## START

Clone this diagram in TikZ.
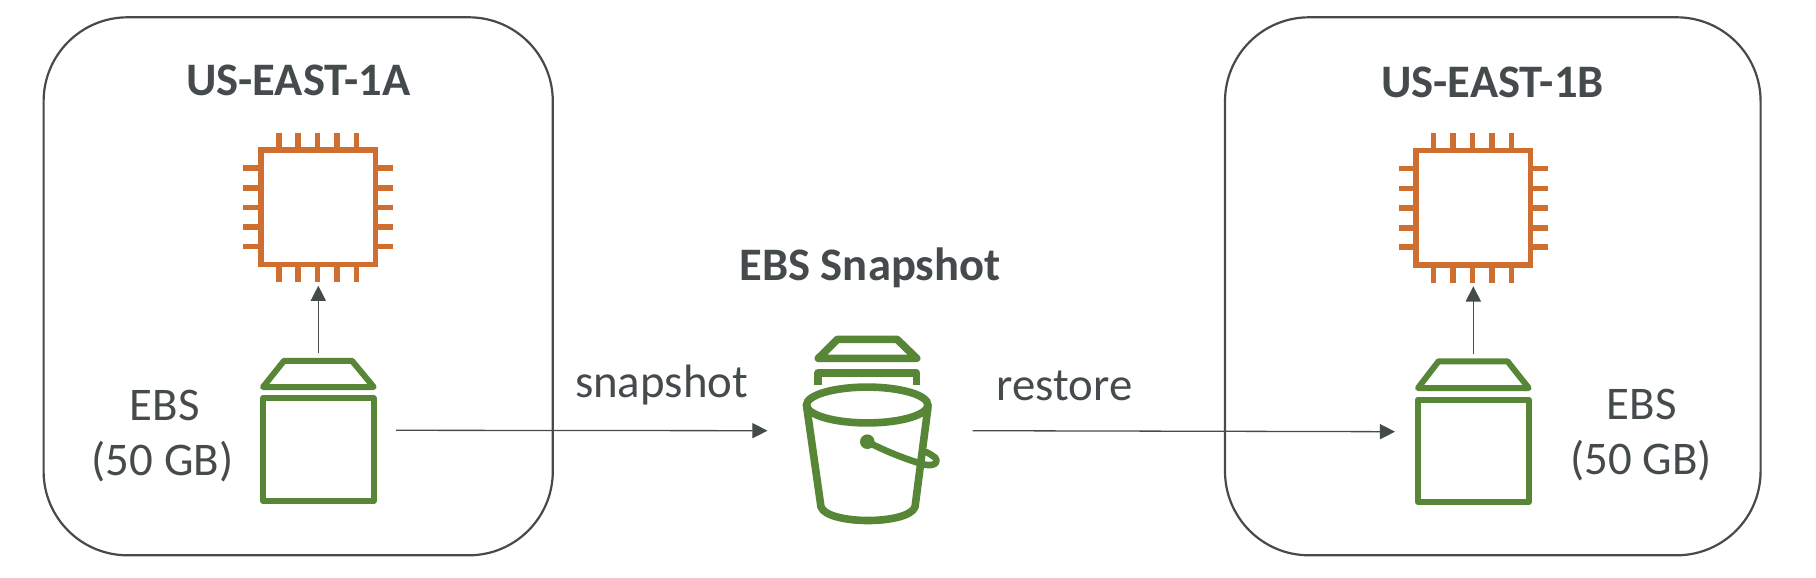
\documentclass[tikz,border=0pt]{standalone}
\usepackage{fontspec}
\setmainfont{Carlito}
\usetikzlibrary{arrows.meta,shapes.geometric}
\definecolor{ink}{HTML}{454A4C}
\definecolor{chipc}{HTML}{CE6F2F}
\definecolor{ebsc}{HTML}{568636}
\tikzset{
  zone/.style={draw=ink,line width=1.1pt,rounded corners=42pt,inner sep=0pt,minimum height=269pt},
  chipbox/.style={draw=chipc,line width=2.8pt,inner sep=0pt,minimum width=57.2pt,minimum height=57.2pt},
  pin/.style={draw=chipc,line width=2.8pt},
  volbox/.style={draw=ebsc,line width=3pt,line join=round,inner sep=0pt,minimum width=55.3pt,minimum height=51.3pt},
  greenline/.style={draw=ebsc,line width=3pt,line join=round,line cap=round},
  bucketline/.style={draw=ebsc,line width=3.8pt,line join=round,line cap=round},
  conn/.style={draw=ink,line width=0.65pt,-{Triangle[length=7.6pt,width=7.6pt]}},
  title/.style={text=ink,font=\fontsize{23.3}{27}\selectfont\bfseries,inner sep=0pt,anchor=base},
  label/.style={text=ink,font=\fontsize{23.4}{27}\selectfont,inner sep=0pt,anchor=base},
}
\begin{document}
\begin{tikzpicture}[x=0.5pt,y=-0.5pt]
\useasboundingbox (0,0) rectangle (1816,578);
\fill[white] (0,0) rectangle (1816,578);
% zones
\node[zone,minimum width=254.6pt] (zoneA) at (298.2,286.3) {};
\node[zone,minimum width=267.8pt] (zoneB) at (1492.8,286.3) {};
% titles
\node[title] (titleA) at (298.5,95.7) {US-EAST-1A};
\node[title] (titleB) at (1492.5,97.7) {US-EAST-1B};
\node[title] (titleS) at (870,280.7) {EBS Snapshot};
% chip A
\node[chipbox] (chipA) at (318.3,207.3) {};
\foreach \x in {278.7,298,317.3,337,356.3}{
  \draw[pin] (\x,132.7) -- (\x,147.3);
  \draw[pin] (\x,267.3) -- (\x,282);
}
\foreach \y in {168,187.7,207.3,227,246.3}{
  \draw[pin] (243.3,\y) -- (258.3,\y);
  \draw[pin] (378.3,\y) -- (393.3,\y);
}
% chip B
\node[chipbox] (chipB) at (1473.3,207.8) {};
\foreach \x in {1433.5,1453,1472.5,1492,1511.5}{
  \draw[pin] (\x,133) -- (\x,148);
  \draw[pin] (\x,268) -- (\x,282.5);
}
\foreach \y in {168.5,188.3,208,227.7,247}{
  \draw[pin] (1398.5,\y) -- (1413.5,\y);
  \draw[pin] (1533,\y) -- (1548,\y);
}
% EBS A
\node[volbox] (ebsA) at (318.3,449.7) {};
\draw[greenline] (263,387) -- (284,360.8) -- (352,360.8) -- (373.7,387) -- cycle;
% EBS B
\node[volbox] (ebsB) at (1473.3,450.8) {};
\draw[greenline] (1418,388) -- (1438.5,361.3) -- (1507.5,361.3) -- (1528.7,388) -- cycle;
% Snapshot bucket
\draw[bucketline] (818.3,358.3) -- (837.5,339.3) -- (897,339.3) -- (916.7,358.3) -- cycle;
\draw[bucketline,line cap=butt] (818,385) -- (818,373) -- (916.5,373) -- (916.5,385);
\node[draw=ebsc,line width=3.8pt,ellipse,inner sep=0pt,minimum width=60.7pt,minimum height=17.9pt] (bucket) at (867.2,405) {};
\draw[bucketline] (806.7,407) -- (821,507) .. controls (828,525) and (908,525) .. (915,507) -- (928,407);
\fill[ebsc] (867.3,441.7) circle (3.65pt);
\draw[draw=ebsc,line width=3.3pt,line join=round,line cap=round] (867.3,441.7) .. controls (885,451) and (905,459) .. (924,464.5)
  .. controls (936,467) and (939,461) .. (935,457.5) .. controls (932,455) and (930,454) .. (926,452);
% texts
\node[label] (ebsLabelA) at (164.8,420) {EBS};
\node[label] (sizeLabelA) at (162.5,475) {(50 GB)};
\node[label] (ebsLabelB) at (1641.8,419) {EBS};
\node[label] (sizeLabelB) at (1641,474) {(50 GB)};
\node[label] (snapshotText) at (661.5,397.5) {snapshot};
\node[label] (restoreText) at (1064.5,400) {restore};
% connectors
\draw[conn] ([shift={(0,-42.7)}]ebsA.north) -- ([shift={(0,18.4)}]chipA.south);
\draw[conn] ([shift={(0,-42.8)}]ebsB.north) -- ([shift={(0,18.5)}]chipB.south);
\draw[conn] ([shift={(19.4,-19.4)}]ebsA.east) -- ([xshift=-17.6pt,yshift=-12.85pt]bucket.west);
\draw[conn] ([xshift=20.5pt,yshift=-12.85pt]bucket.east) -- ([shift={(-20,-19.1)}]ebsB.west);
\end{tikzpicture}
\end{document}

## END

Restate the whole of the material word for word without the pictures.

▸ **RESPONSE TO THE EXERCISE**:
Clone this diagram in TikZ.
\documentclass[tikz,border=0pt]{standalone}
\usepackage{fontspec}
\setmainfont{Carlito}
\usetikzlibrary{arrows.meta,shapes.geometric}
\definecolor{ink}{HTML}{454A4C}
\definecolor{chipc}{HTML}{CE6F2F}
\definecolor{ebsc}{HTML}{568636}
\tikzset{
  zone/.style={draw=ink,line width=1.1pt,rounded corners=42pt,inner sep=0pt,minimum height=269pt},
  chipbox/.style={draw=chipc,line width=2.8pt,inner sep=0pt,minimum width=57.2pt,minimum height=57.2pt},
  pin/.style={draw=chipc,line width=2.8pt},
  volbox/.style={draw=ebsc,line width=3pt,line join=round,inner sep=0pt,minimum width=55.3pt,minimum height=51.3pt},
  greenline/.style={draw=ebsc,line width=3pt,line join=round,line cap=round},
  bucketline/.style={draw=ebsc,line width=3.8pt,line join=round,line cap=round},
  conn/.style={draw=ink,line width=0.65pt,-{Triangle[length=7.6pt,width=7.6pt]}},
  title/.style={text=ink,font=\fontsize{23.3}{27}\selectfont\bfseries,inner sep=0pt,anchor=base},
  label/.style={text=ink,font=\fontsize{23.4}{27}\selectfont,inner sep=0pt,anchor=base},
}
\begin{document}
\begin{tikzpicture}[x=0.5pt,y=-0.5pt]
\useasboundingbox (0,0) rectangle (1816,578);
\fill[white] (0,0) rectangle (1816,578);
% zones
\node[zone,minimum width=254.6pt] (zoneA) at (298.2,286.3) {};
\node[zone,minimum width=267.8pt] (zoneB) at (1492.8,286.3) {};
% titles
\node[title] (titleA) at (298.5,95.7) {US-EAST-1A};
\node[title] (titleB) at (1492.5,97.7) {US-EAST-1B};
\node[title] (titleS) at (870,280.7) {EBS Snapshot};
% chip A
\node[chipbox] (chipA) at (318.3,207.3) {};
\foreach \x in {278.7,298,317.3,337,356.3}{
  \draw[pin] (\x,132.7) -- (\x,147.3);
  \draw[pin] (\x,267.3) -- (\x,282);
}
\foreach \y in {168,187.7,207.3,227,246.3}{
  \draw[pin] (243.3,\y) -- (258.3,\y);
  \draw[pin] (378.3,\y) -- (393.3,\y);
}
% chip B
\node[chipbox] (chipB) at (1473.3,207.8) {};
\foreach \x in {1433.5,1453,1472.5,1492,1511.5}{
  \draw[pin] (\x,133) -- (\x,148);
  \draw[pin] (\x,268) -- (\x,282.5);
}
\foreach \y in {168.5,188.3,208,227.7,247}{
  \draw[pin] (1398.5,\y) -- (1413.5,\y);
  \draw[pin] (1533,\y) -- (1548,\y);
}
% EBS A
\node[volbox] (ebsA) at (318.3,449.7) {};
\draw[greenline] (263,387) -- (284,360.8) -- (352,360.8) -- (373.7,387) -- cycle;
% EBS B
\node[volbox] (ebsB) at (1473.3,450.8) {};
\draw[greenline] (1418,388) -- (1438.5,361.3) -- (1507.5,361.3) -- (1528.7,388) -- cycle;
% Snapshot bucket
\draw[bucketline] (818.3,358.3) -- (837.5,339.3) -- (897,339.3) -- (916.7,358.3) -- cycle;
\draw[bucketline,line cap=butt] (818,385) -- (818,373) -- (916.5,373) -- (916.5,385);
\node[draw=ebsc,line width=3.8pt,ellipse,inner sep=0pt,minimum width=60.7pt,minimum height=17.9pt] (bucket) at (867.2,405) {};
\draw[bucketline] (806.7,407) -- (821,507) .. controls (828,525) and (908,525) .. (915,507) -- (928,407);
\fill[ebsc] (867.3,441.7) circle (3.65pt);
\draw[draw=ebsc,line width=3.3pt,line join=round,line cap=round] (867.3,441.7) .. controls (885,451) and (905,459) .. (924,464.5)
  .. controls (936,467) and (939,461) .. (935,457.5) .. controls (932,455) and (930,454) .. (926,452);
% texts
\node[label] (ebsLabelA) at (164.8,420) {EBS};
\node[label] (sizeLabelA) at (162.5,475) {(50 GB)};
\node[label] (ebsLabelB) at (1641.8,419) {EBS};
\node[label] (sizeLabelB) at (1641,474) {(50 GB)};
\node[label] (snapshotText) at (661.5,397.5) {snapshot};
\node[label] (restoreText) at (1064.5,400) {restore};
% connectors
\draw[conn] ([shift={(0,-42.7)}]ebsA.north) -- ([shift={(0,18.4)}]chipA.south);
\draw[conn] ([shift={(0,-42.8)}]ebsB.north) -- ([shift={(0,18.5)}]chipB.south);
\draw[conn] ([shift={(19.4,-19.4)}]ebsA.east) -- ([xshift=-17.6pt,yshift=-12.85pt]bucket.west);
\draw[conn] ([xshift=20.5pt,yshift=-12.85pt]bucket.east) -- ([shift={(-20,-19.1)}]ebsB.west);
\end{tikzpicture}
\end{document}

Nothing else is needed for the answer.